At the closing ceremony, I was invited to light one of the six memorial candles together with Ahlberg, who then spoke softly and powerfully about her first visit to Auschwitz, and the meaning of the heroism of her great-uncle Raoul Wallenberg, who showed how one person with the compassion to care and the courage to act could transform history. I spoke after her, and, moved by her words and overtaken by emotion, I said: “What makes the Shoah – and the Rwandan genocide, the 20th anniversary of which we are also now commemorating – so unspeakable is not only the horror of it, but the fact that it was preventable.
Nobody can say the world did not know. The mass deportation and death of Hungarian Jews took place in 1944, at the war’s end. The bystander world community knew, but did not act.
Raoul Wallenberg did.”
I thought to myself – though time did not permit saying so out loud – that the Holocaust of Hungarian Jews had actually begun in the 1930s, when Hungary enacted Nuremberg race laws in 1938, when Jews were already suffering discrimination, exclusion and dispossession, and when 20,000 Hungarian Jews were already deported and murdered in 1941.

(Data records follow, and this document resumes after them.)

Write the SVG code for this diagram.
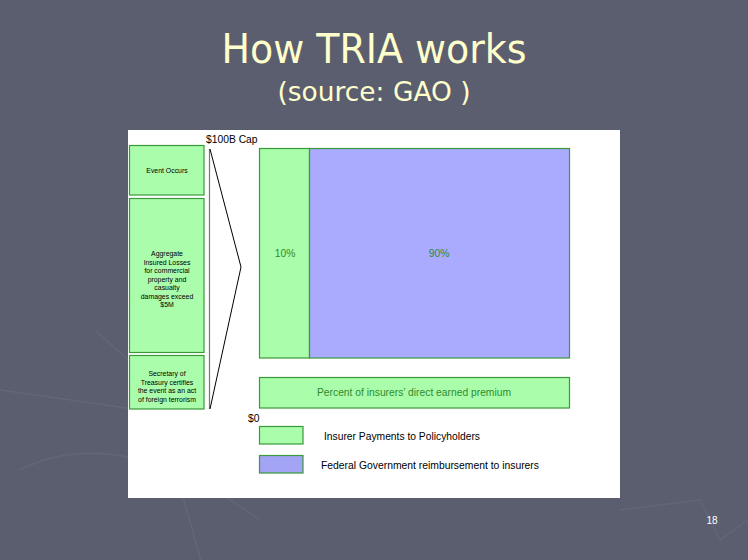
<svg xmlns="http://www.w3.org/2000/svg" width="748" height="560" viewBox="0 0 748 560">
<style>
.g{fill:#aafdaa;stroke:#3a9a3a;stroke-width:1.2}
.b{fill:#aaaaff;stroke:#3a9a3a;stroke-width:1.2}
.s{font-family:"Liberation Sans",Arial,sans-serif;font-size:6.9px;fill:#000;text-anchor:middle}
.m{font-family:"Liberation Sans",Arial,sans-serif;font-size:10.3px;fill:#000}
.gt{font-family:"Liberation Sans",Arial,sans-serif;font-size:10.3px;fill:#2e8b2e;text-anchor:middle}
.t{font-family:"DejaVu Sans Condensed","DejaVu Sans",sans-serif;fill:#ffffcc;text-anchor:middle}
</style>
<rect width="748" height="560" fill="#5b5e6f"/>
<g fill="none" stroke="#636676" stroke-width="1.5">
<path d="M95 330 L150 380 L215 610"/>
<path d="M20 470 Q120 420 260 520"/>
<path d="M0 390 L140 410"/>
<path d="M620 510 L700 500 L720 540 L748 520"/>
</g>
<g id="title">
<text class="t" x="374" y="63" font-size="40" textLength="305" lengthAdjust="spacingAndGlyphs">How TRIA works</text>
<text class="t" x="374" y="101" font-size="27" textLength="193" lengthAdjust="spacingAndGlyphs">(source: GAO )</text>
</g>
<rect x="128" y="130" width="492" height="368" fill="#ffffff"/>
<g id="event">
<rect class="g" x="129.5" y="145.5" width="74.5" height="49.5"/>
<text class="s" x="167" y="173">Event Occurs</text>
</g>
<g id="aggregate">
<rect class="g" x="129.5" y="198.5" width="74.5" height="154"/>
<text class="s"><tspan x="167" y="256">Aggregate</tspan><tspan x="167" y="264.5">Insured Losses</tspan><tspan x="167" y="273">for commercial</tspan><tspan x="167" y="281.5">property and</tspan><tspan x="167" y="290">casualty</tspan><tspan x="167" y="298.5">damages exceed</tspan><tspan x="167" y="307">$5M</tspan></text>
</g>
<g id="secretary">
<rect class="g" x="129.5" y="355.5" width="74.5" height="53.5"/>
<text class="s"><tspan x="167" y="376">Secretary of</tspan><tspan x="167" y="384.5">Treasury certifies</tspan><tspan x="167" y="393">the event as an act</tspan><tspan x="167" y="401.5">of foreign terrorism</tspan></text>
</g>
<g id="connectors" fill="none">
<line x1="209.5" y1="149" x2="209.5" y2="409" stroke="#777777" stroke-width="1.2"/>
<polyline points="210,149 241,267 210,409" stroke="#000" stroke-width="1"/>
</g>
<g id="cap"><text class="m" x="206" y="143">$100B Cap</text></g>
<g id="zero"><text class="m" x="248" y="422">$0</text></g>
<g id="insurer10">
<rect class="g" x="259.5" y="148.5" width="50" height="209.5"/>
<text class="gt" x="285" y="257">10%</text>
</g>
<g id="federal90">
<rect class="b" x="309.5" y="148.5" width="260" height="209.5"/>
<text class="gt" x="439" y="257">90%</text>
</g>
<g id="premium">
<rect class="g" x="259.5" y="377.5" width="310" height="30.5"/>
<text class="gt" x="414" y="396" textLength="194" lengthAdjust="spacingAndGlyphs">Percent of insurers’ direct earned premium</text>
</g>
<g id="legend-green">
<rect class="g" x="259.5" y="426.5" width="43.5" height="17.5"/>
<text class="m" x="324" y="440" textLength="156" lengthAdjust="spacingAndGlyphs">Insurer Payments to Policyholders</text>
</g>
<g id="legend-blue">
<rect class="b" x="259.5" y="455.5" width="43.5" height="17.5" style="fill:#a4a4f4"/>
<text class="m" x="321" y="469" textLength="218" lengthAdjust="spacingAndGlyphs">Federal Government reimbursement to insurers</text>
</g>
<text x="712" y="524" font-family="Liberation Sans,Arial,sans-serif" font-size="10" fill="#ffffff" text-anchor="middle">18</text>
</svg>
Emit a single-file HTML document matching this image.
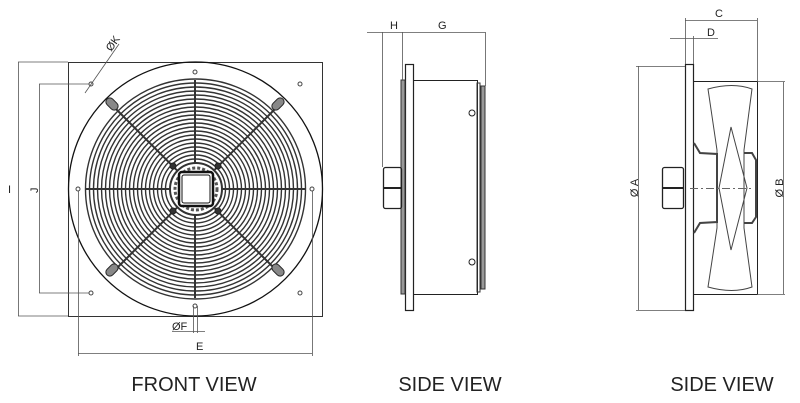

The March of the Living concluded – as it had the day before in Budapest – with El Malei Rachamim, the funeral prayer powerfully sung by a father and son duo, the father a cantor in Australia, the son a cantor in Tel Aviv.
Five Holocaust survivors, all Canadian, then said kaddish before a powerful, uplifting singing of “Hatikva.” I felt again that my heart would break, but this time with joy. On my left was Supreme Court Justice Daphne Barak- Erez; on my right, a disabled survivor who struggled to his feet as he sang with tears streaming down his face.
When we concluded the heroic, inspiring refrain, we burst into exclamations of “Am Yisrael Chai.”
Irwin Cotler is a member of the Canadian Parliament, former minister of justice and attorney-general of Canada, and professor of law (emeritus) at McGill University in Montreal.